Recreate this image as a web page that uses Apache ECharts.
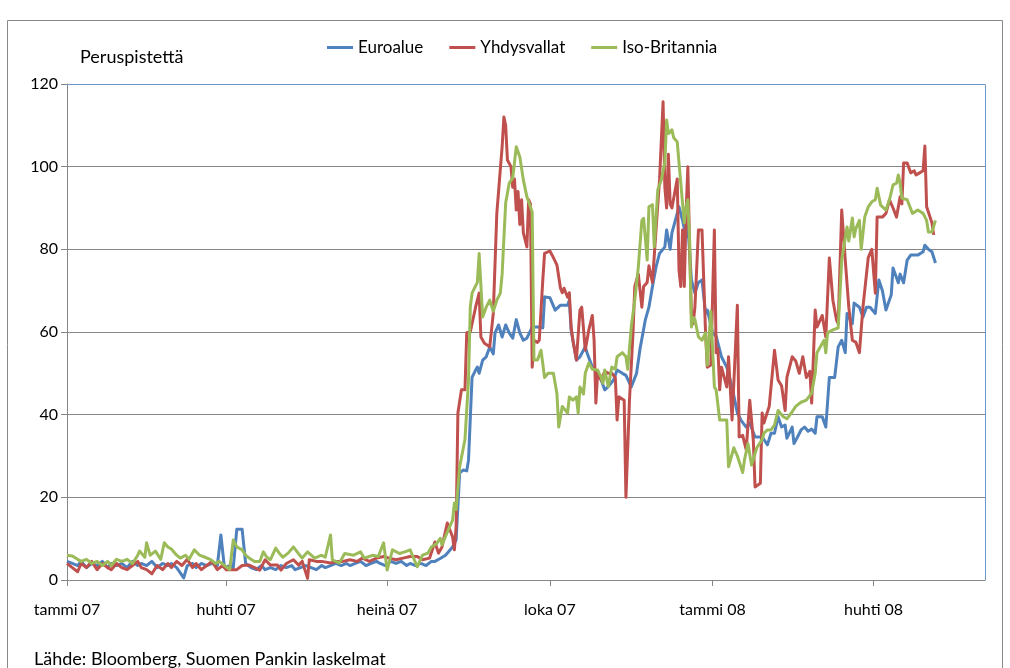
════════
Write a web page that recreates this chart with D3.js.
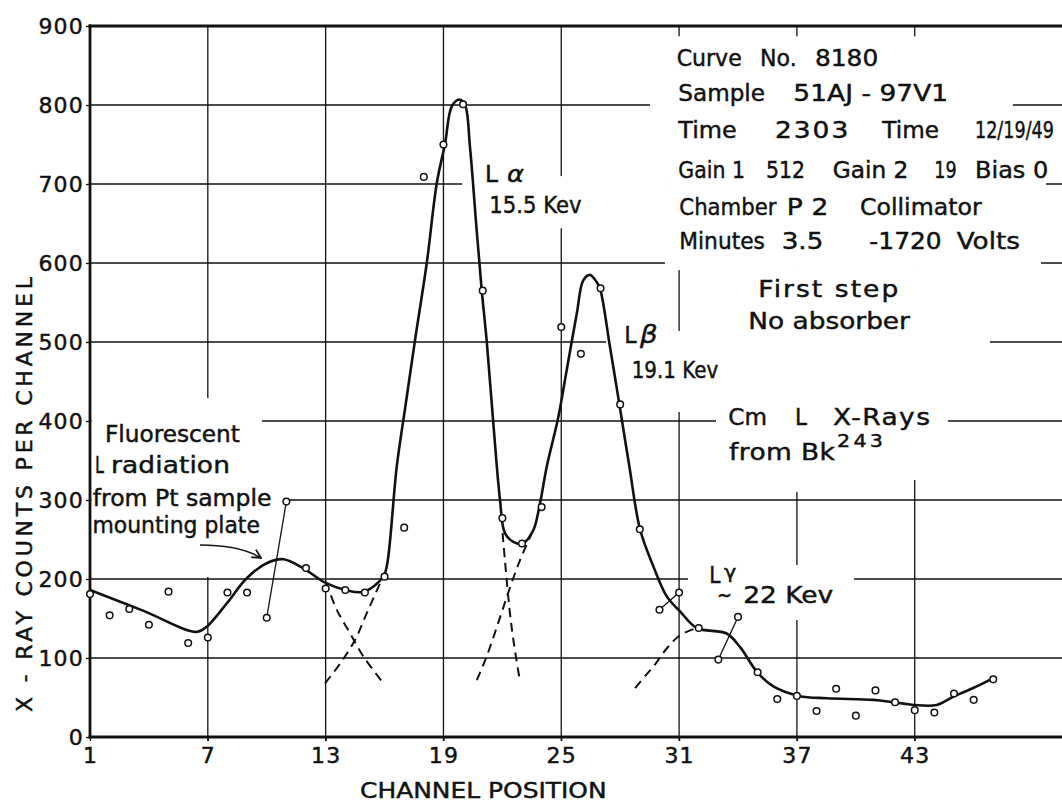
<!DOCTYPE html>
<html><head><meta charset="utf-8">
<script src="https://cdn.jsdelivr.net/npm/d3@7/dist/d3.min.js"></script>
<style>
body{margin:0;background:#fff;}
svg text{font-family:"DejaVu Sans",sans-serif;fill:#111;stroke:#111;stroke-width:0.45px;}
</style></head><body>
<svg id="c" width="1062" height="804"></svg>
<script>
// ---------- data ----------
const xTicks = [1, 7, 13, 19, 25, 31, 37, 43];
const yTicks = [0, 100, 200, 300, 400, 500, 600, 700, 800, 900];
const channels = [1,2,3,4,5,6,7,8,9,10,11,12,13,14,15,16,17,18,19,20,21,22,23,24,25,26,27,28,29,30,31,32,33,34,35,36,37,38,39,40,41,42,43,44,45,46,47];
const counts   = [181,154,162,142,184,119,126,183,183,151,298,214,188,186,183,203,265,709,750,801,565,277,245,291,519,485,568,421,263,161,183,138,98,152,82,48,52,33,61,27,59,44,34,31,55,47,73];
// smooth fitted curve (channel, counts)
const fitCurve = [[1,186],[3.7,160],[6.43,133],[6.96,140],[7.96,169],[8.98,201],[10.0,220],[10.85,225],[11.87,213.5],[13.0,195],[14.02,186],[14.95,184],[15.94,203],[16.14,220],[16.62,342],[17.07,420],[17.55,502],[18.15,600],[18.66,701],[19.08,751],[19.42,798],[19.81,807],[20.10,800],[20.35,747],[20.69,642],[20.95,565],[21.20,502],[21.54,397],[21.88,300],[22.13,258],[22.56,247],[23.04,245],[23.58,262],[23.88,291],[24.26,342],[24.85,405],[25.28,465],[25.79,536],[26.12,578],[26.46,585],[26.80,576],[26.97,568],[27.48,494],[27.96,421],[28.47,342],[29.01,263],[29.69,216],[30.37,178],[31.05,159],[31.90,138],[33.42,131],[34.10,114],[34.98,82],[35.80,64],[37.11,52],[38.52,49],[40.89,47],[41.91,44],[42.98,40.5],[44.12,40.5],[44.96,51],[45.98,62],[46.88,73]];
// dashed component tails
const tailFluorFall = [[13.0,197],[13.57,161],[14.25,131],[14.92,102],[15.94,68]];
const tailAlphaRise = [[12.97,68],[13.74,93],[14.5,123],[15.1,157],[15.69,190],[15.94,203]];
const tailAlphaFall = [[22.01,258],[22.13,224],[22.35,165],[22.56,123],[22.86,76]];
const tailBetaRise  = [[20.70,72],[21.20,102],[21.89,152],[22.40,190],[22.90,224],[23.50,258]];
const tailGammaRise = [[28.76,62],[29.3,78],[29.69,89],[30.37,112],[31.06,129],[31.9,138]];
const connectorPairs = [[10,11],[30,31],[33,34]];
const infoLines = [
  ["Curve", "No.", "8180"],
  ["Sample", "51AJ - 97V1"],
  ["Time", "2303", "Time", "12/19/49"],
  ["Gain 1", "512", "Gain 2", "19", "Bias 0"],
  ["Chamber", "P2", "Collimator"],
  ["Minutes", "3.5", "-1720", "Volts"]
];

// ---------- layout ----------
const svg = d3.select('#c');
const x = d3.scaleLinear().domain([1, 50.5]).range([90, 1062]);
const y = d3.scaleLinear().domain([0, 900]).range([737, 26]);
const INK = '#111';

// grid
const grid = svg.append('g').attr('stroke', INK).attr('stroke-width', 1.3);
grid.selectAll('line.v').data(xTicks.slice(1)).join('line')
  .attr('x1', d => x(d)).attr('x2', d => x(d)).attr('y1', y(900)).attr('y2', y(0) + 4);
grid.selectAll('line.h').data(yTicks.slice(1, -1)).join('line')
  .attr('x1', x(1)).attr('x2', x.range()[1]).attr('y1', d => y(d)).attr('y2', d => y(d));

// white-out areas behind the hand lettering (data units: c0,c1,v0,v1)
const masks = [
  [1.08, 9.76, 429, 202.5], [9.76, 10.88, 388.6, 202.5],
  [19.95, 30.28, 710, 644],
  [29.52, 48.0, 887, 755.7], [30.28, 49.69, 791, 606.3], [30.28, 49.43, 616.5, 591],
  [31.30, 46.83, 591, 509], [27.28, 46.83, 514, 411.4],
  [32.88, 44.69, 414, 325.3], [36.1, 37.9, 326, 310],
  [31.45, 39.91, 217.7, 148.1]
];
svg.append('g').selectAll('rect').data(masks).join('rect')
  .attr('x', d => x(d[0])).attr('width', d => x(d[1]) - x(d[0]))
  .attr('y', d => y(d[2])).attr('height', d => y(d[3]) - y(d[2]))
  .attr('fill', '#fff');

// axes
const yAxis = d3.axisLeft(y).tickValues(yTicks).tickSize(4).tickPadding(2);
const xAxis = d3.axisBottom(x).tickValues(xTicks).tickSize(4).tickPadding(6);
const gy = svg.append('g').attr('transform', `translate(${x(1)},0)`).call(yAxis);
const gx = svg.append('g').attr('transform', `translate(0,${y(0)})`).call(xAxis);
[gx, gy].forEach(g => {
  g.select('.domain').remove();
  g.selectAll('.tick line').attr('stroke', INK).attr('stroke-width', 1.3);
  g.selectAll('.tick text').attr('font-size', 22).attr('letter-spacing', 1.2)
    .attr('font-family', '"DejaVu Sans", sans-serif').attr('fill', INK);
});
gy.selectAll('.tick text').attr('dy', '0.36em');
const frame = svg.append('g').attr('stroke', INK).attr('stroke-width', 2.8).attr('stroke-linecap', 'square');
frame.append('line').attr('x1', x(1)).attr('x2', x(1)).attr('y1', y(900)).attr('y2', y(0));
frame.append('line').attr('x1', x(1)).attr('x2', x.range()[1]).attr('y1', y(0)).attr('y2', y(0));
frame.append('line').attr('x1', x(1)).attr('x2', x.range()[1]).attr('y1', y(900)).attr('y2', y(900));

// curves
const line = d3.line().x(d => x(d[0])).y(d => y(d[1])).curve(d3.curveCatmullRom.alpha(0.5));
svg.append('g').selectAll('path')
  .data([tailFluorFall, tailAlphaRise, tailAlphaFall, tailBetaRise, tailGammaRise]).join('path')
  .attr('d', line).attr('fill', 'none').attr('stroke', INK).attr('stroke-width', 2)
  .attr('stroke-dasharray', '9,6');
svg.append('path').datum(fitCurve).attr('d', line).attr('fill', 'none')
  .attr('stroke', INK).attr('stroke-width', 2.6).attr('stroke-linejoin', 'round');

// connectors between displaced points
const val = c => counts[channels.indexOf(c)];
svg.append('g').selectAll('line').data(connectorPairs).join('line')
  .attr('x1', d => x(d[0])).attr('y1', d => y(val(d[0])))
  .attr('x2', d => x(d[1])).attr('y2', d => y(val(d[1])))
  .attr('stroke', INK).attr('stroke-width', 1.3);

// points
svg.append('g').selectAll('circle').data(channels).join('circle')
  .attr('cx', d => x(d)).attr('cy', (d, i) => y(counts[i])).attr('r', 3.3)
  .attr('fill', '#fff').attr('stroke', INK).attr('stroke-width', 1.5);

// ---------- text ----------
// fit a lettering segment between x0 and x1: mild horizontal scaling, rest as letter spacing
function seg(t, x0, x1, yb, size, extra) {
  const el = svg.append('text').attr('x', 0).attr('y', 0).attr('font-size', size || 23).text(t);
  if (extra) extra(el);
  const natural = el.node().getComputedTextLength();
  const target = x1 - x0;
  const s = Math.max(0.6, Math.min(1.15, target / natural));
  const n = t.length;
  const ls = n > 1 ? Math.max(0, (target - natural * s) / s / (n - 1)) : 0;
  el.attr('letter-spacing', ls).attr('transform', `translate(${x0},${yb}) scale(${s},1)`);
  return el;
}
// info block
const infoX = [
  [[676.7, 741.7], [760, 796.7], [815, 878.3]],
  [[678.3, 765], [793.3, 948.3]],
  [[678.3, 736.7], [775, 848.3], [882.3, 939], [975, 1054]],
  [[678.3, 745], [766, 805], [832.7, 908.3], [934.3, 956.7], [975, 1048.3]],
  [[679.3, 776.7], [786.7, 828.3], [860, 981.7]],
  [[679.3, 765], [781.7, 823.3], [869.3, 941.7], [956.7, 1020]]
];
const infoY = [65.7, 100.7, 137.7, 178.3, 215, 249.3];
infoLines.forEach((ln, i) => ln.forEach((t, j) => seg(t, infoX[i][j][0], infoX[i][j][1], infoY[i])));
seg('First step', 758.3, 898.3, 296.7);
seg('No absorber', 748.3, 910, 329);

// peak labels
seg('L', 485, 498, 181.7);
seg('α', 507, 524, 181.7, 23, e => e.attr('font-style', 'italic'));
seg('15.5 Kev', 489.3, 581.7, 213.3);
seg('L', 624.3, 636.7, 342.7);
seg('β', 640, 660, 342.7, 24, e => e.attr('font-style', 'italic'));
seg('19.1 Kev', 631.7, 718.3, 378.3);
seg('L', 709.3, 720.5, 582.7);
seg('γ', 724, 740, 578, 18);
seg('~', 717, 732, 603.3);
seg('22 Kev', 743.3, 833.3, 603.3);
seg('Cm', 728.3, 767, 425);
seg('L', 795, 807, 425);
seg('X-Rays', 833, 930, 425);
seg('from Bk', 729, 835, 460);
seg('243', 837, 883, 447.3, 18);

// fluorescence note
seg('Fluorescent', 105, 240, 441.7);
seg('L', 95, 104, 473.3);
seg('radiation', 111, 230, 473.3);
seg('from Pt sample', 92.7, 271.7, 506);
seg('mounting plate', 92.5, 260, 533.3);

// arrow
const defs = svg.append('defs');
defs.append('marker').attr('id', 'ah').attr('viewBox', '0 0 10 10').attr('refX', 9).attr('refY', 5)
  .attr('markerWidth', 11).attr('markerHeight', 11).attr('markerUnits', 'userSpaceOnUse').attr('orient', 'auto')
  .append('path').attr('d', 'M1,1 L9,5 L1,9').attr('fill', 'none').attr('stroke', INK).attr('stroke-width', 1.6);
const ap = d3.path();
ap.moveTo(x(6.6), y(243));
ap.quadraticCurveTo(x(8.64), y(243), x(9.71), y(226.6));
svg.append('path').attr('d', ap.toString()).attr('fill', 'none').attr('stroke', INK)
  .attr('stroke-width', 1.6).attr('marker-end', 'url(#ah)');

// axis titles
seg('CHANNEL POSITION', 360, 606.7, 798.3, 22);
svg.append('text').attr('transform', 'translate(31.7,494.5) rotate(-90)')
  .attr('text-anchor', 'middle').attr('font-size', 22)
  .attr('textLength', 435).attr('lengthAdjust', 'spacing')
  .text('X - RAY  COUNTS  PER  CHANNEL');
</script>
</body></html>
════════
Among these entries, how many lines include the string "that"? Reply with the number by itself.

2